- Task description -
What follows is a set of entries. Repeat them exactly, but not their pictures.

[Data listing]

-- start --

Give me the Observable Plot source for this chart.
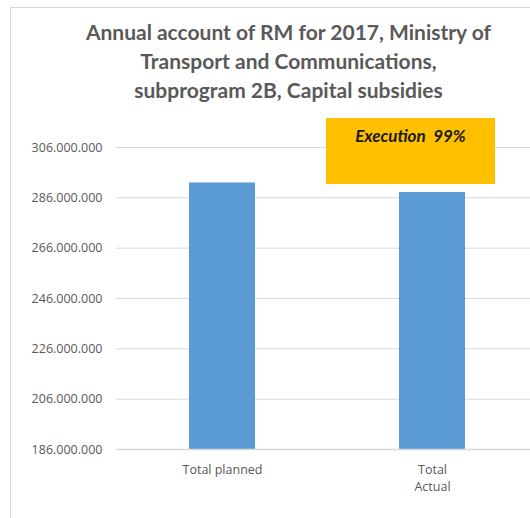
<!DOCTYPE html>
<html>
<head>
<meta charset="utf-8">
<script src="https://cdn.jsdelivr.net/npm/d3@7"></script>
<script src="https://cdn.jsdelivr.net/npm/@observablehq/plot@0.6"></script>
<style>
  html, body { margin: 0; padding: 0; background: #fff; overflow: hidden; width: 530px; height: 518px; }
  #frame { position: absolute; left: 10px; top: 7px; width: 600px; height: 600px;
           border-left: 1px solid #d9d9d9; border-top: 1px solid #d9d9d9; }
  #title { position: absolute; left: 0; top: 17px; width: 577px; text-align: center;
           font-family: Lato, sans-serif; font-weight: bold; font-size: 21px; line-height: 29px; color: #595959; }
  #chart { position: absolute; left: 0; top: 110px; width: 540px; }
  #chart svg { max-width: none !important; }
  #note { position: absolute; left: 326px; top: 118px; width: 169px; height: 66px; background: #FFC000;
          font-family: Lato, sans-serif; font-weight: bold; font-style: italic; font-size: 17px; color: #1a1a1a;
          text-align: center; box-sizing: border-box; padding-top: 7px; white-space: pre; }
</style>
</head>
<body>
<div id="frame"></div>
<div id="title">Annual account of RM for 2017, Ministry of<br>Transport and Communications,<br>subprogram 2B, Capital subsidies</div>
<div id="chart"></div>
<div id="note"></div>
<script>
const categories = ["Total planned", "Total Actual"];
const categoryLabels = ["Total planned", "Total\nActual"];
const values = [291900000, 288100000];
const yTicks = [186000000, 206000000, 226000000, 246000000, 266000000, 286000000, 306000000];
const noteLabel = "Execution";

const data = categories.map((c, i) => ({category: c, value: values[i]}));
const fmt = d => d3.format(",")(d).replace(/,/g, ".");
const labelOf = new Map(categories.map((c, i) => [c, categoryLabels[i]]));

const chart = Plot.plot({
  width: 540,
  height: 408,
  marginLeft: 116,
  marginRight: 2,
  marginTop: 37,
  marginBottom: 69,
  style: {fontFamily: "'Open Sans', sans-serif", fontSize: "12.5px", color: "#595959", background: "transparent", maxWidth: "none"},
  x: {domain: categories, paddingInner: 0.687, paddingOuter: 0.3436, label: null},
  y: {domain: [yTicks[0], yTicks[yTicks.length - 1]], label: null},
  marks: [
    Plot.gridY(yTicks, {stroke: "#d9d9d9", strokeOpacity: 1, strokeWidth: 1}),
    Plot.barY(data, {x: "category", y1: yTicks[0], y2: "value", fill: "#5B9BD5"}),
    Plot.ruleY([yTicks[0]], {stroke: "#d9d9d9", strokeWidth: 1.5}),
    Plot.axisY(yTicks, {tickSize: 0, tickPadding: 14, tickFormat: fmt, fill: "#595959", label: null}),
    Plot.axisX({tickSize: 0, tickPadding: 13, tickFormat: d => labelOf.get(d), lineHeight: 1.35, fill: "#595959", label: null})
  ]
});
document.getElementById("chart").appendChild(chart);
document.getElementById("note").textContent = noteLabel + "  " + Math.round(values[1] / values[0] * 100) + "%";
</script>
</body>
</html>
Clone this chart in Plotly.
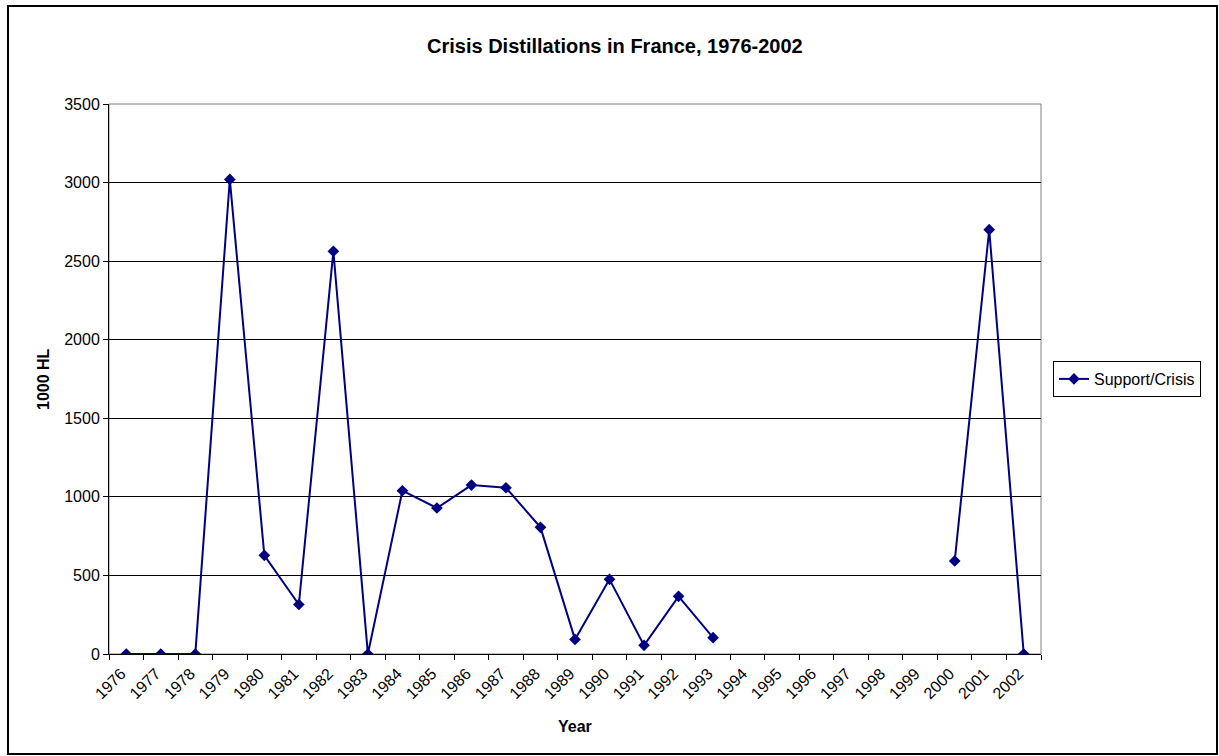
import plotly.graph_objects as go

years = [str(y) for y in range(1976, 2003)]
support_crisis = [0, 0, 0, 3020, 628, 315, 2563, 0, 1039, 929, 1075, 1058, 806,
                  93, 475, 55, 367, 104, None, None, None, None, None, None,
                  592, 2700, 0]

FONT = "Liberation Sans, Arial, sans-serif"
NAVY = "#000080"

# plot area in pixels
L, R, T, B = 109, 1041, 104, 654
W, H = 1219, 756
pw, ph = R - L, B - T


def px_x(x):
    return (x - L) / pw


def px_y(y):
    return (B - y) / ph


def label(text, x, y, size, angle=0):
    return dict(text=text, x=px_x(x), y=px_y(y), xref="paper", yref="paper",
                xanchor="center", yanchor="middle", showarrow=False,
                textangle=angle, font=dict(size=size))


fig = go.Figure()
fig.add_trace(go.Scatter(
    x=years, y=support_crisis, mode="lines+markers", name="Support/Crisis",
    line=dict(color=NAVY, width=2),
    marker=dict(symbol="diamond", size=9, color=NAVY),
    connectgaps=False,
))

fig.update_layout(
    width=W, height=H,
    margin=dict(l=L, r=W - R, t=T, b=H - B, pad=0),
    paper_bgcolor="white", plot_bgcolor="white",
    font=dict(family=FONT, size=16, color="black"),
    showlegend=True,
    legend=dict(x=px_x(1053), y=0.5, xanchor="left", yanchor="middle",
                bordercolor="black", borderwidth=1, bgcolor="white",
                font=dict(size=16), itemwidth=30),
    xaxis=dict(type="category", range=[-0.5, 26.5], tickangle=-45,
               tickson="boundaries", ticks="outside", ticklen=5,
               tickcolor="black", showline=True, linecolor="black",
               linewidth=1, showgrid=False, zeroline=False,
               ticklabelstandoff=3, ticklabelshift=-5,
               tickfont=dict(size=16)),
    yaxis=dict(range=[0, 3500], dtick=500, ticks="outside", ticklen=5,
               tickcolor="black", showline=True, linecolor="black",
               linewidth=1, showgrid=True, gridcolor="black", gridwidth=1,
               zeroline=False, tickfont=dict(size=16)),
    annotations=[
        label("<b>Crisis Distillations in France, 1976-2002</b>", 615, 46, 20),
        label("<b>1000 HL</b>", 43, 379, 16, angle=-90),
        label("<b>Year</b>", 575, 726, 16),
    ],
    shapes=[
        # plot area frame
        dict(type="rect", xref="paper", yref="paper", x0=0, x1=1, y0=0, y1=1,
             line=dict(color="#808080", width=1), layer="below"),
        # chart outer border
        dict(type="rect", xref="paper", yref="paper",
             x0=px_x(8), x1=px_x(1217), y0=px_y(6), y1=px_y(754),
             line=dict(color="black", width=2)),
    ],
)

fig.write_html("out.html")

-- end --

- Finished exercise -
Give me the Observable Plot source for this chart.
<!DOCTYPE html>
<html>
<head>
<meta charset="utf-8">
<script src="https://cdn.jsdelivr.net/npm/d3@7"></script>
<script src="https://cdn.jsdelivr.net/npm/@observablehq/plot@0.6"></script>
<style>
  html, body { margin: 0; padding: 0; background: #fff; overflow: hidden; width: 530px; height: 518px; }
  #frame { position: absolute; left: 10px; top: 7px; width: 600px; height: 600px;
           border-left: 1px solid #d9d9d9; border-top: 1px solid #d9d9d9; }
  #title { position: absolute; left: 0; top: 17px; width: 577px; text-align: center;
           font-family: Lato, sans-serif; font-weight: bold; font-size: 21px; line-height: 29px; color: #595959; }
  #chart { position: absolute; left: 0; top: 110px; width: 540px; }
  #chart svg { max-width: none !important; }
  #note { position: absolute; left: 326px; top: 118px; width: 169px; height: 66px; background: #FFC000;
          font-family: Lato, sans-serif; font-weight: bold; font-style: italic; font-size: 17px; color: #1a1a1a;
          text-align: center; box-sizing: border-box; padding-top: 7px; white-space: pre; }
</style>
</head>
<body>
<div id="frame"></div>
<div id="title">Annual account of RM for 2017, Ministry of<br>Transport and Communications,<br>subprogram 2B, Capital subsidies</div>
<div id="chart"></div>
<div id="note"></div>
<script>
const categories = ["Total planned", "Total Actual"];
const categoryLabels = ["Total planned", "Total\nActual"];
const values = [291900000, 288100000];
const yTicks = [186000000, 206000000, 226000000, 246000000, 266000000, 286000000, 306000000];
const noteLabel = "Execution";

const data = categories.map((c, i) => ({category: c, value: values[i]}));
const fmt = d => d3.format(",")(d).replace(/,/g, ".");
const labelOf = new Map(categories.map((c, i) => [c, categoryLabels[i]]));

const chart = Plot.plot({
  width: 540,
  height: 408,
  marginLeft: 116,
  marginRight: 2,
  marginTop: 37,
  marginBottom: 69,
  style: {fontFamily: "'Open Sans', sans-serif", fontSize: "12.5px", color: "#595959", background: "transparent", maxWidth: "none"},
  x: {domain: categories, paddingInner: 0.687, paddingOuter: 0.3436, label: null},
  y: {domain: [yTicks[0], yTicks[yTicks.length - 1]], label: null},
  marks: [
    Plot.gridY(yTicks, {stroke: "#d9d9d9", strokeOpacity: 1, strokeWidth: 1}),
    Plot.barY(data, {x: "category", y1: yTicks[0], y2: "value", fill: "#5B9BD5"}),
    Plot.ruleY([yTicks[0]], {stroke: "#d9d9d9", strokeWidth: 1.5}),
    Plot.axisY(yTicks, {tickSize: 0, tickPadding: 14, tickFormat: fmt, fill: "#595959", label: null}),
    Plot.axisX({tickSize: 0, tickPadding: 13, tickFormat: d => labelOf.get(d), lineHeight: 1.35, fill: "#595959", label: null})
  ]
});
document.getElementById("chart").appendChild(chart);
document.getElementById("note").textContent = noteLabel + "  " + Math.round(values[1] / values[0] * 100) + "%";
</script>
</body>
</html>
Clone this chart in Plotly.
import plotly.graph_objects as go

years = [str(y) for y in range(1976, 2003)]
support_crisis = [0, 0, 0, 3020, 628, 315, 2563, 0, 1039, 929, 1075, 1058, 806,
                  93, 475, 55, 367, 104, None, None, None, None, None, None,
                  592, 2700, 0]

FONT = "Liberation Sans, Arial, sans-serif"
NAVY = "#000080"

# plot area in pixels
L, R, T, B = 109, 1041, 104, 654
W, H = 1219, 756
pw, ph = R - L, B - T


def px_x(x):
    return (x - L) / pw


def px_y(y):
    return (B - y) / ph


def label(text, x, y, size, angle=0):
    return dict(text=text, x=px_x(x), y=px_y(y), xref="paper", yref="paper",
                xanchor="center", yanchor="middle", showarrow=False,
                textangle=angle, font=dict(size=size))


fig = go.Figure()
fig.add_trace(go.Scatter(
    x=years, y=support_crisis, mode="lines+markers", name="Support/Crisis",
    line=dict(color=NAVY, width=2),
    marker=dict(symbol="diamond", size=9, color=NAVY),
    connectgaps=False,
))

fig.update_layout(
    width=W, height=H,
    margin=dict(l=L, r=W - R, t=T, b=H - B, pad=0),
    paper_bgcolor="white", plot_bgcolor="white",
    font=dict(family=FONT, size=16, color="black"),
    showlegend=True,
    legend=dict(x=px_x(1053), y=0.5, xanchor="left", yanchor="middle",
                bordercolor="black", borderwidth=1, bgcolor="white",
                font=dict(size=16), itemwidth=30),
    xaxis=dict(type="category", range=[-0.5, 26.5], tickangle=-45,
               tickson="boundaries", ticks="outside", ticklen=5,
               tickcolor="black", showline=True, linecolor="black",
               linewidth=1, showgrid=False, zeroline=False,
               ticklabelstandoff=3, ticklabelshift=-5,
               tickfont=dict(size=16)),
    yaxis=dict(range=[0, 3500], dtick=500, ticks="outside", ticklen=5,
               tickcolor="black", showline=True, linecolor="black",
               linewidth=1, showgrid=True, gridcolor="black", gridwidth=1,
               zeroline=False, tickfont=dict(size=16)),
    annotations=[
        label("<b>Crisis Distillations in France, 1976-2002</b>", 615, 46, 20),
        label("<b>1000 HL</b>", 43, 379, 16, angle=-90),
        label("<b>Year</b>", 575, 726, 16),
    ],
    shapes=[
        # plot area frame
        dict(type="rect", xref="paper", yref="paper", x0=0, x1=1, y0=0, y1=1,
             line=dict(color="#808080", width=1), layer="below"),
        # chart outer border
        dict(type="rect", xref="paper", yref="paper",
             x0=px_x(8), x1=px_x(1217), y0=px_y(6), y1=px_y(754),
             line=dict(color="black", width=2)),
    ],
)

fig.write_html("out.html")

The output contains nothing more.